Артем отодвинулся. Осмотрел старика с расстояния.
— Ты думаешь… Не веришь? Тоже думаешь, я ебнулся?
— Я этого не говорил…
— Слушай. Я понимаю, это все дико звучит. Но это правда, понимаешь? Наоборот, все, что ты знаешь про метро — что наверху жизни нет, что нам деваться некуда, что красные против Ганзы, что Ганза эта — добряки, что все вообще… Да вообще все — вот это именно — ложь! Мы просто в ней столько жили…
— Один город, еще может… Два там… — Гомер нахмурился, сделал над собой усилие, чтобы поверить Артему. — Но весь мир?
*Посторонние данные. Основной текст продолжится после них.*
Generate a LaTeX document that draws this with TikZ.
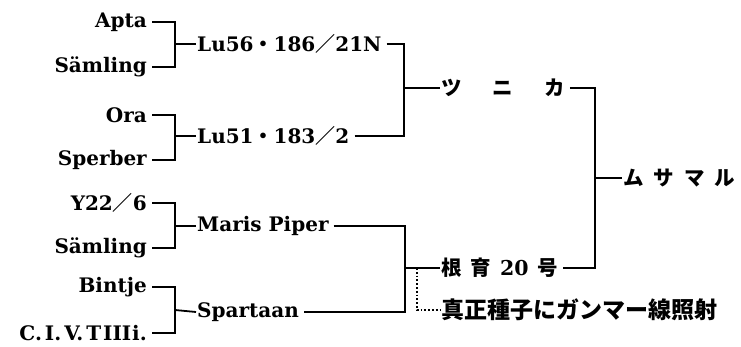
\documentclass[tikz,border=0pt]{standalone}
\usepackage{fontspec}
\setmainfont{DejaVu Serif}
\newfontfamily\jp{Noto Sans CJK JP}
\newcommand{\jdot}{{\jp\bfseries ・}}
\newcommand{\jsl}{{\jp\bfseries ／}}
\begin{document}
\begin{tikzpicture}[x=1pt,y=-1pt,
  pname/.style={font=\bfseries\fontsize{20}{20}\selectfont, inner sep=1pt},
  jname/.style={font=\jp\bfseries\fontsize{20.5}{20.5}\selectfont, inner sep=1pt},
  ln/.style={line width=1.8pt},
  dt/.style={line width=1.8pt, dotted}]
\useasboundingbox (0,0) rectangle (741,347);
% left parents
\node[pname, anchor=east] (apta) at (148,22) {Apta};
\node[pname, anchor=east] (sam1) at (148,67) {Sämling};
\node[pname, anchor=east] (ora) at (148,115) {Ora};
\node[pname, anchor=east] (sper) at (148,160) {Sperber};
\node[pname, anchor=east] (y22) at (148,203) {Y22\jsl 6};
\node[pname, anchor=east] (sam2) at (148,248) {Sämling};
\node[pname, anchor=east] (bint) at (148,287) {Bintje};
\node[pname, anchor=east] (civ) at (148,333) {C.\hspace{3pt}I.\hspace{3pt}V.\hspace{3pt}T\hspace{2pt}III\hspace{1pt}i.};
% junctions
\coordinate (j1) at (175,44);
\coordinate (j2) at (175,136);
\coordinate (j3) at (175,226);
\coordinate (j4) at (175,310);
\coordinate (j5) at (404,88);
\coordinate (j6) at (405,268);
\coordinate (j7) at (595,178);
% middle
\node[pname, anchor=west] (lu56) at (196,44) {Lu56\jdot 186\jsl 21N};
\node[pname, anchor=west] (lu51) at (196,136) {Lu51\jdot 183\jsl 2};
\node[pname, anchor=west] (mp) at (196,226) {Maris Piper};
\node[pname, anchor=west] (sp) at (196,312) {Spartaan};
% right
\node[jname, anchor=west] (tnk) at (440,88) {ツ\hspace{31pt}ニ\hspace{31pt}カ};
\node[jname, anchor=west] (konk) at (440,268) {根\hspace{9pt}育\hspace{9pt}{\fontspec{DejaVu Serif}\bfseries 20}\hspace{9pt}号};
\node[jname, anchor=west] (msm) at (622,178) {ム\hspace{10pt}サ\hspace{10pt}マ\hspace{10pt}ル};
\node[jname, anchor=west, font=\jp\bfseries\fontsize{23}{23}\selectfont] (gam) at (440,310) {真正種子にガンマー線照射};
% connectors
\draw[ln] ([xshift=4pt]apta.east) -| (j1);
\draw[ln] ([xshift=4pt]sam1.east) -| (j1);
\draw[ln] (j1) -- (lu56.west);
\draw[ln] ([xshift=4pt]ora.east) -| (j2);
\draw[ln] ([xshift=4pt]sper.east) -| (j2);
\draw[ln] (j2) -- (lu51.west);
\draw[ln] ([xshift=4pt]y22.east) -| (j3);
\draw[ln] ([xshift=4pt]sam2.east) -| (j3);
\draw[ln] (j3) -- (mp.west);
\draw[ln] ([xshift=4pt]bint.east) -| (j4);
\draw[ln] ([xshift=4pt]civ.east) -| (j4);
\draw[ln] (j4) -- (sp.west);
\draw[ln] ([xshift=4pt]lu56.east) -| (j5);
\draw[ln] ([xshift=4pt]lu51.east) -| (j5);
\draw[ln] (j5) -- (tnk.west);
\draw[ln] ([xshift=4pt]mp.east) -| (j6);
\draw[ln] ([xshift=4pt]sp.east) -| (j6);
\draw[ln] (j6) -- (konk.west);
\draw[ln] ([xshift=4pt]tnk.east) -| (j7);
\draw[ln] ([xshift=4pt]konk.east) -| (j7);
\draw[ln] (j7) -- (msm.west);
\coordinate (d0) at (417,268);
\draw[dt] (d0) |- (gam.west);
\end{tikzpicture}
\end{document}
И глушилки. И Ганза.
— Неважно. Ты пока запомни просто. А потом запишешь. Запишешь к себе? Меня не станет скоро, дед. Я не хочу, чтобы это пропало все. Вот тебе задача, слышишь? Я такое узнал. И если ты — ты! — не занесешь все это в тетрадочку свою… Никто никогда так и не узнает. Я сегодня попытаюсь… Неважно. У меня может и не выйти ничего. Но ты — понимаешь? — ты! — можешь что-то изменить. Сделаешь? Запишешь?!
Старик пожевал. Погладил курицу. Та сидела сонная.
— Даже если это и правда все… Кто же такое напечатает-то?
— Какая разница, кто?
— Ну как… А люди-то как узнают?
— Дед! Что, печататься обязательно? Гомер — тот Гомер, который настоящий — он ведь вообще ничего не писал. Он слепой был! Он говорил просто. Пел там… И люди слушали его.
— Тот Гомер — да, — согласился старик. — Который настоящий, — с унылой усмешкой повторил он. — Ладно. Запишу, конечно. А тебе к врачу надо. Что это за разговор — неделя осталась! И пойдем… Отведешь меня к ней?
— Спасибо, дед. Я потом тебе еще… Поподробней. Когда узнаю. Надиктую прямо. Если получится.
Гомер помолчал, пока шли. Что-то у него на языке еще нарывало, и он все сосал свой язык, стискивал зубы, чтобы не отпускать это. Потом пробубнил:
— И знаешь еще, что? Пришлось еще пару статеек для их газетки тиснуть. Заставили. Ну там, знаешь… Про прорыв на Шиллеровской…
— Но ведь это заставили, — сказал ему Артем.
— Заставили.
Вернулись.
А там все по-новому. Дитрих с товарищем доели и сгинули. А в Сашиной кабинке стонали. Все с ней было в порядке.